Crypto Hackers Exploited Tesla's Amazon Cloud Account

February 22, 2018

Electric vehicle maker Tesla is the latest victim of a cryptocurrency mining malware attack, according to researchers at security firm RedLock.

On Tuesday, RedLock released its 2018 Cloud Security Trends report which documents the discovery of an unprotected Kubernetes console belonging to automaker Tesla. Kubernetes console is an open-source application used by large companies to manage API and server infrastructure deployed on cloud hosting providers.

RedLock researchers said the hackers infiltrated Tesla’s Kubernetes console which was not password protected. Within one Kubernetes pod, access credentials were exposed to Tesla’s AWS environment which contained an Amazon S3 (Amazon Simple Storage Service) bucket that had sensitive data such as telemetry. While there’s no evidence hackers stole any data, they did install a mining software that utilized the computer processing power of Tesla’s Kubernetes pod to mine cryptocurrency.

“Unlike other crypto mining incidents, the hackers did not use a well known public “mining pool” in this attack,” the researchers said. “Instead, they installed mining pool software and configured the malicious script to connect to an “unlisted” or semi-public endpoint. This makes it difficult for standard IP/domain based threat intelligence feeds to detect the malicious activity.”

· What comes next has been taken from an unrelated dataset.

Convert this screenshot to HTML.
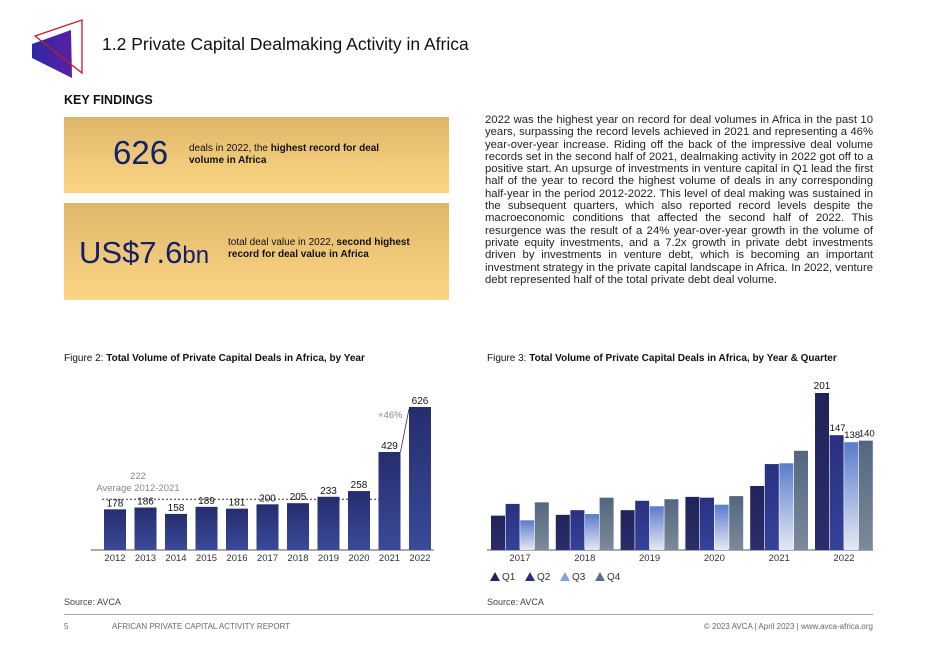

The attackers hid the the true IP address of the mining pool server behind CloudFlare, a free content delivery network (CDN) service. The hackers also configured the mining software to use a non-standard port which makes it hard to detect the malicious activity based on port traffic. They also throttled the mining software to use only a small portion of Tesla’s CPU resources to evade detection.

A Tesla spokesperson confirmed that hackers installed cryptocurrency mining malware onto the company’s cloud platform and test vehicles. But there is “no indication” the breach impacted customer privacy or compromised the security of its vehicles.

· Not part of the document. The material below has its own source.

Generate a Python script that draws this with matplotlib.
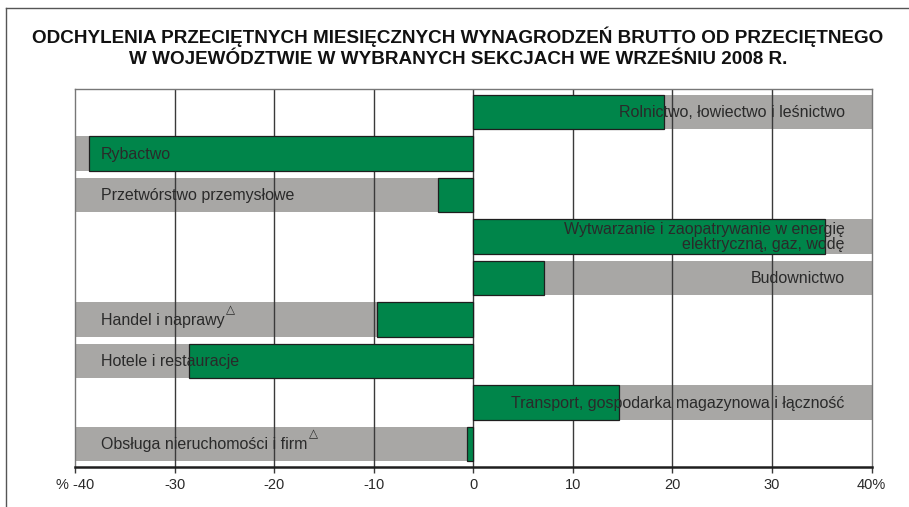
import matplotlib
matplotlib.use("Agg")
import matplotlib.pyplot as plt
from matplotlib.lines import Line2D
import numpy as np

categories = [
    "Rolnictwo, łowiectwo i leśnictwo",
    "Rybactwo",
    "Przetwórstwo przemysłowe",
    "Wytwarzanie i zaopatrywanie w energię\nelektryczną, gaz, wodę",
    "Budownictwo",
    "Handel i naprawy",
    "Hotele i restauracje",
    "Transport, gospodarka magazynowa i łączność",
    "Obsługa nieruchomości i firm",
]
values = [19.2, -38.6, -3.5, 35.3, 7.1, -9.7, -28.6, 14.6, -0.6]
marked = [False, False, False, False, False, True, False, False, True]
xticks = [-40, -30, -20, -10, 0, 10, 20, 30, 40]
xticklabels = ["% -40", "-30", "-20", "-10", "0", "10", "20", "30", "40%"]
title = ("ODCHYLENIA PRZECIĘTNYCH MIESIĘCZNYCH WYNAGRODZEŃ BRUTTO OD PRZECIĘTNEGO\n"
         "W WOJEWÓDZTWIE W WYBRANYCH SEKCJACH WE WRZEŚNIU 2008 R.")

plt.rcParams['font.family'] = ['Liberation Sans', 'DejaVu Sans']

W, H = 909, 507
fig = plt.figure(figsize=(W / 100, H / 100), dpi=100)
ax = fig.add_axes([75 / W, 1 - 467 / H, (871.5 - 75) / W, (467 - 89) / H])

GREEN = "#00854a"
GRAY = "#a8a7a5"
TXT = "#2a2a2a"

y = np.arange(len(categories))
xmin, xmax = xticks[0], xticks[-1]
band_ext = [xmax if v > 0 else xmin for v in values]

ax.barh(y, band_ext, height=0.83, color=GRAY, zorder=1)
for xv in xticks[1:-1]:
    ax.axvline(xv, color="#3a3a3a", lw=1.0, zorder=2)
ax.barh(y, values, height=0.83, color=GREEN, edgecolor="#1e1e1e", lw=0.9, zorder=3)

for i, (cat, v, m) in enumerate(zip(categories, values, marked)):
    if v > 0:
        t = ax.text(37.3, i + 0.02, cat, ha="right", va="center", fontsize=11.5,
                    color=TXT, zorder=5, linespacing=1.0)
    else:
        t = ax.text(-37.4, i + 0.02, cat, ha="left", va="center", fontsize=11.5,
                    color=TXT, zorder=5)
    if m:
        ax.annotate("△", xy=(1.0, 0.8), xycoords=t, xytext=(1, 0),
                    textcoords="offset points", ha="left", va="bottom",
                    fontsize=8.5, color=TXT, family=['DejaVu Sans'], zorder=5)

ax.set_xlim(xmin, xmax)
ax.set_ylim(len(categories) - 0.45, -0.55)
ax.set_yticks([])
ax.set_xticks(xticks)
ax.set_xticklabels(xticklabels, fontsize=10.5, color=TXT)
ax.tick_params(axis="x", length=4, width=1.0, color="#3a3a3a", pad=4)
for s in ["left", "top", "right"]:
    ax.spines[s].set_color("#777777")
    ax.spines[s].set_linewidth(1.0)
ax.spines["bottom"].set_color("#1e1e1e")
ax.spines["bottom"].set_linewidth(1.8)

fig.text(458 / W, 1 - 47 / H, title, ha="center", va="center", fontsize=13.6,
         fontweight="bold", color="#111111", linespacing=1.32)

fig.add_artist(Line2D([6 / W, 6 / W], [0, 1 - 8 / H], transform=fig.transFigure,
                      color="#555555", lw=1.0))
fig.add_artist(Line2D([6 / W, 1], [1 - 8 / H, 1 - 8 / H], transform=fig.transFigure,
                      color="#555555", lw=1.0))

fig.savefig("out.png", dpi=100)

“We maintain a bug bounty program to encourage this type of research, and we addressed this vulnerability within hours of learning about it,” the spokesperson said. “The impact seems to be limited to internally-used engineering test cars only, and our initial investigation found no indication that customer privacy or vehicle safety or security was compromised in any way.”

In an interview with Gizmodo, RedLock CTO Gaurav Kumar said the recent rise of cryptocurrencies is making it far more lucrative for cybercriminals to steal organizations’ compute power rather than their data.

“Organizations’ public cloud environments are ideal targets due to the lack of effective cloud threat defense programs,” Kumar said. “In the past few months alone, we have uncovered a number of cryptojacking incidents including the one affecting Tesla.”